Americans are used to complaining about how government regulation restricts our freedom. So we should recognize that such complaints apply, with at least as much force, to private governments of the workplace.

But I don’t think this is right at all — and this is where the history begins to impinge upon the political philosophy. Previous expansions of economic democracy — the examples cited above but also bans on child labor, the introduction of the weekend, collective bargaining, etc. — have almost always been enforced, when not originally compelled, by strong governmental action, following democratic mass movements. In other words, economic democracy requires the repudiation of the anti-government bromides of the classical liberals, and the insistence of their neoliberal successors on the illegitimacy or incoherence of the idea of collective action for a common purpose in modern democracies.
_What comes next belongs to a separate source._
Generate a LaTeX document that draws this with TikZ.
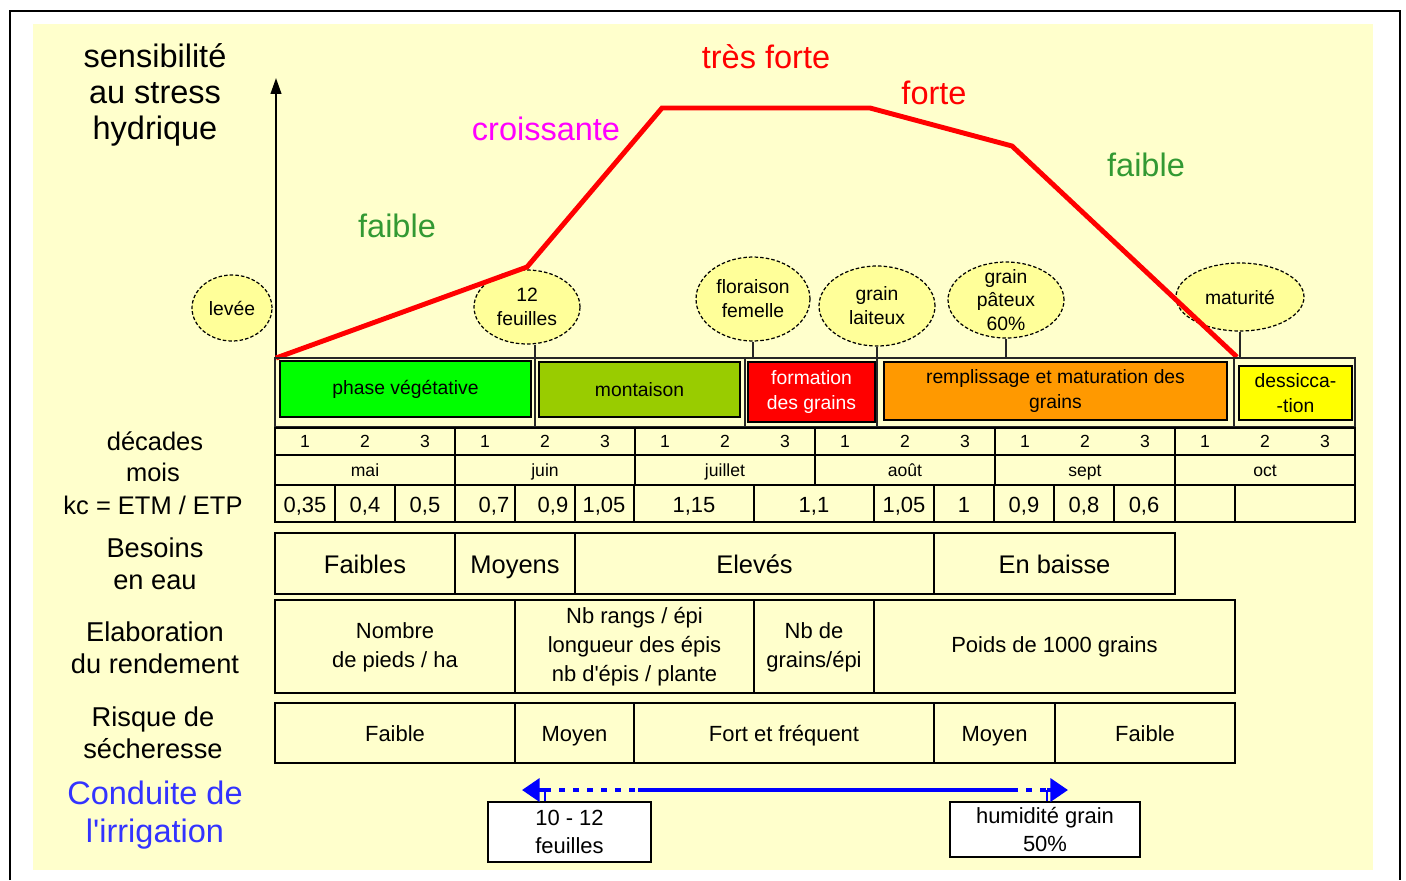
\documentclass[tikz,border=0pt]{standalone}
\usepackage{fontspec}
\setmainfont{Liberation Sans}
\usetikzlibrary{positioning, arrows.meta, shapes.geometric}

\definecolor{fondj}{HTML}{FFFFCC}
\definecolor{bulj}{HTML}{FFFF99}
\definecolor{vertv}{HTML}{00FF00}
\definecolor{vertm}{HTML}{99CC00}
\definecolor{orangr}{HTML}{FF9900}
\definecolor{jaune}{HTML}{FFFF00}
\definecolor{rouge}{HTML}{FF0000}
\definecolor{vertt}{HTML}{339933}
\definecolor{magen}{HTML}{FF00FF}
\definecolor{bleut}{HTML}{3333FF}
\definecolor{bleu}{HTML}{0000FF}

\begin{document}
\begin{tikzpicture}[
    x=0.02cm, y=-0.02cm,
    titre/.style={
        font=\fontsize{18.5}{20.5}\selectfont,
        align=center,
        inner sep=0pt
    },
    gauche/.style={
        font=\fontsize{15.5}{18.2}\selectfont,
        align=center,
        inner sep=0pt
    },
    cell/.style={
        draw=black,
        line width=1.1pt
    },
    fin/.style={
        draw=black!85,
        line width=0.6pt
    },
    phase/.style={
        rectangle,
        draw=black,
        line width=1.6pt,
        inner sep=0pt,
        align=center,
        font=\fontsize{11}{14}\selectfont
    },
    bulle/.style={
        ellipse,
        draw=black,
        dash pattern=on 2pt off 1.2pt,
        line width=0.7pt,
        fill=bulj,
        inner sep=0pt
    },
    btxt/.style={
        align=center,
        inner sep=0pt,
        font=\fontsize{11}{13.6}\selectfont
    },
    ligne/.style={text height=1.6ex, text depth=0.3ex},
    grand/.style={ligne, font=\fontsize{14.5}{17}\selectfont},
    moyen/.style={font=\fontsize{12.5}{16.5}\selectfont, align=center},
    moy1/.style={ligne, font=\fontsize{12.5}{16.5}\selectfont},
    petit/.style={ligne, font=\fontsize{10}{12}\selectfont},
    courbe/.style={draw=rouge, line width=2.8pt, line join=miter},
    irr/.style={draw=bleu, line width=2.2pt},
    boite/.style={
        rectangle,
        draw=black,
        line width=1.3pt,
        fill=white,
        inner sep=0pt,
        align=center,
        font=\fontsize{12.5}{16}\selectfont
    }
]
\useasboundingbox (0,0) rectangle (1406,880);

% ===== cadre et fond =====
\fill[fondj] (33,24) rectangle (1373,870);
\draw[line width=1.4pt] (10,880) -- (10,11) -- (1400,11) -- (1400,880);

% ===== titres =====
\node[titre] (sens) at (155,95) {sensibilité\\au stress\\hydrique};
\node[titre, rouge] (tf) at (766,57) {très forte};
\node[titre, rouge] (fo) at (934,93) {forte};
\node[titre, magen] (cr) at (546,129) {croissante};
\node[titre, vertt] (fa1) at (397,226) {faible};
\node[titre, vertt] (fa2) at (1146,165) {faible};

% ===== stades (bulles) =====
\node[bulle, minimum width=1.6cm, minimum height=1.32cm] (e1) at (232,308) {};
\node[bulle, minimum width=2.12cm, minimum height=1.48cm] (e2) at (527,307) {};
\node[bulle, minimum width=2.28cm, minimum height=1.68cm] (e3) at (753,299) {};
\node[bulle, minimum width=2.32cm, minimum height=1.6cm] (e4) at (877,306) {};
\node[bulle, minimum width=2.32cm, minimum height=1.52cm] (e5) at (1006,300) {};
\node[bulle, minimum width=2.56cm, minimum height=1.36cm] (e6) at (1240,297) {};
\node[btxt] (e1t) at (e1) {levée};
\node[btxt] (e2t) at (e2) {12\\feuilles};
\node[btxt] (e3t) at (e3) {floraison\\femelle};
\node[btxt] (e4t) at (e4) {grain\\laiteux};
\node[btxt] (e5t) at (e5) {grain\\pâteux\\60\%};
\node[btxt] (e6t) at (e6) {maturité};

% ===== axe et courbe =====
\coordinate (o) at (276,358);
\coordinate (ytop) at (276,78);
\coordinate (top) at (0,358);
\coordinate (dv1) at (535,358);
\draw[line width=1.2pt, -{Triangle[length=9pt, width=6pt]}] (o) -- (ytop);
\draw[fin] (dv1 |- e2.south) -- (dv1);
\foreach \e in {e3, e4, e5, e6} {
    \draw[fin] (\e.south) -- (\e.south |- top);
}
\coordinate (c1) at (527,267);
\coordinate (c2) at (662,108);
\coordinate (c3) at (870,108);
\coordinate (c4) at (1012,146);
\coordinate (c5) at (1237,357);
\draw[courbe] (o) -- (c1) -- (c2) -- (c3) -- (c4) -- (c5);

% ===== phases =====
\draw[fin] (275,358) rectangle (1355,427);
\foreach \x in {535, 745, 877, 1234} {
    \draw[fin] (\x,358) -- (\x,427);
}
\node[phase, fill=vertv, minimum width=5.02cm, minimum height=1.12cm] (pv) at (405.5,389) {phase végétative};
\node[phase, fill=vertm, minimum width=4.02cm, minimum height=1.1cm] (mt) at (639.5,389.5) {montaison};
\node[phase, fill=rouge, text=white, minimum width=2.54cm, minimum height=1.2cm] (fg) at (811.5,392) {formation\\des grains};
\node[phase, fill=orangr, minimum width=6.86cm, minimum height=1.16cm] (rm) at (1055.5,391) {remplissage et maturation des\\grains};
\node[phase, fill=jaune, minimum width=2.26cm, minimum height=1.08cm] (ds) at (1295.5,393) {dessicca-\\-tion};

% ===== decades, mois, kc =====
\draw[cell] (275,428) rectangle (1355,522);
\draw[cell] (275,455) -- (1355,455);
\draw[cell] (275,485) -- (1355,485);
\foreach \mois [count=\m from 0] in {mai, juin, juillet, août, sept, oct} {
    \draw[cell] ({275+\m*180},428) -- ({275+\m*180},485);
    \node[petit] (m\m) at ({365+\m*180},470) {\mois};
    \foreach \d in {1,2,3} {
        \node[petit] (d\m\d) at ({275+\m*180+(\d-0.5)*60},441) {\d};
    }
}
\foreach \x in {335, 395, 455, 515, 575, 634, 754, 874, 934, 994, 1054, 1114, 1175, 1235} {
    \draw[cell] (\x,485) -- (\x,522);
}
\foreach \x/\v [count=\i] in {305/{0,35}, 365/{0,4}, 425/{0,5}, 494/{0,7}, 553/{0,9}, 604/{1,05},
    694/{1,15}, 814/{1,1}, 904/{1,05}, 964/{1}, 1024/{0,9}, 1084/{0,8}, 1144/{0,6}} {
    \node[moy1] (kc\i) at (\x,506) {\v};
}

% ===== etiquettes a gauche =====
\node[gauche, font=\fontsize{14.5}{17}\selectfont] (dec) at (155,441) {décades};
\node[gauche, font=\fontsize{14.5}{17}\selectfont] (moi) at (153,472) {mois};
\node[gauche, font=\fontsize{14.5}{17}\selectfont] (kc) at (153,505) {kc = ETM / ETP};
\node[gauche] (bes) at (155,564) {Besoins\\en eau};
\node[gauche] (ela) at (155,648) {Elaboration\\du rendement};
\node[gauche] (ris) at (153,733) {Risque de\\sécheresse};
\node[titre, bleut, font=\fontsize{18.5}{22}\selectfont] (cond) at (155,815) {Conduite de\\l\textquotesingle irrigation};

% ===== besoins en eau =====
\foreach \a/\b/\txt [count=\i] in {275/455/Faibles, 455/575/Moyens, 575/934/Elevés, 934/1175/En baisse} {
    \draw[cell] (\a,533) rectangle (\b,594);
    \node[grand] (be\i) at ({(\a+\b)/2},567) {\txt};
}

% ===== elaboration du rendement =====
\foreach \a/\b/\txt [count=\i] in {275/515/{Nombre\\de pieds / ha},
    515/754/{Nb rangs / épi\\longueur des épis\\nb d\textquotesingle épis / plante},
    754/874/{Nb de\\grains/épi}, 874/1235/{Poids de 1000 grains}} {
    \draw[cell] (\a,600) rectangle (\b,693);
    \node[moyen] (el\i) at ({(\a+\b)/2},647) {\txt};
}

% ===== risque de secheresse =====
\foreach \a/\b/\txt [count=\i] in {275/515/Faible, 515/634/Moyen, 634/934/Fort et fréquent,
    934/1055/Moyen, 1055/1235/Faible} {
    \draw[cell] (\a,703) rectangle (\b,763);
    \node[moy1] (ri\i) at ({(\a+\b)/2},735) {\txt};
}

% ===== irrigation =====
\node[boite, minimum width=3.26cm, minimum height=1.2cm] (irr1) at (569.5,832) {10 - 12\\feuilles};
\node[boite, minimum width=3.8cm, minimum height=1.1cm] (irr2) at (1045,829.5) {humidité grain\\50\%};
\coordinate (ig) at (522,790);
\coordinate (ig1) at (545,790);
\coordinate (ig2) at (638,790);
\coordinate (id2) at (1012,790);
\coordinate (id1) at (1047,790);
\coordinate (id) at (1068,790);
\draw[irr, -{Triangle[length=10pt, width=13pt]}] (ig1) -- (ig);
\draw[irr, -{Triangle[length=10pt, width=13pt]}] (id1) -- (id);
\draw[irr, dash pattern=on 3.5pt off 4.5pt] (ig1) -- (ig2);
\draw[irr] (ig2) -- (id2);
\draw[irr, dash pattern=on 3.5pt off 4.5pt] (id2) -- (id1);
\draw[irr, line width=1.2pt] (ig1) -- (ig1 |- irr1.north);
\draw[irr, line width=1.2pt] (id1) -- (id1 |- irr2.north);

\end{tikzpicture}
\end{document}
You can’t have it both ways. Either democracies can do the things Anderson advocates — ban noncompete clauses, support unions and unionization, restrict the ability of employers to fire workers, and so on — or you can accept the hostility to modern democratic governance characteristic of the libertarian tradition. The former — which is clearly Anderson’s core commitment — sees political and economic democracy as actually part of the same cloth. But the latter — which is where some of her rhetoric and historical argumentation goes — treats the two as related, maybe branching from the same trunk, but now no longer in interfolded contact. That’s the mistake that a robust understanding of the history of liberalism, and especially recent neoliberalism, can correct.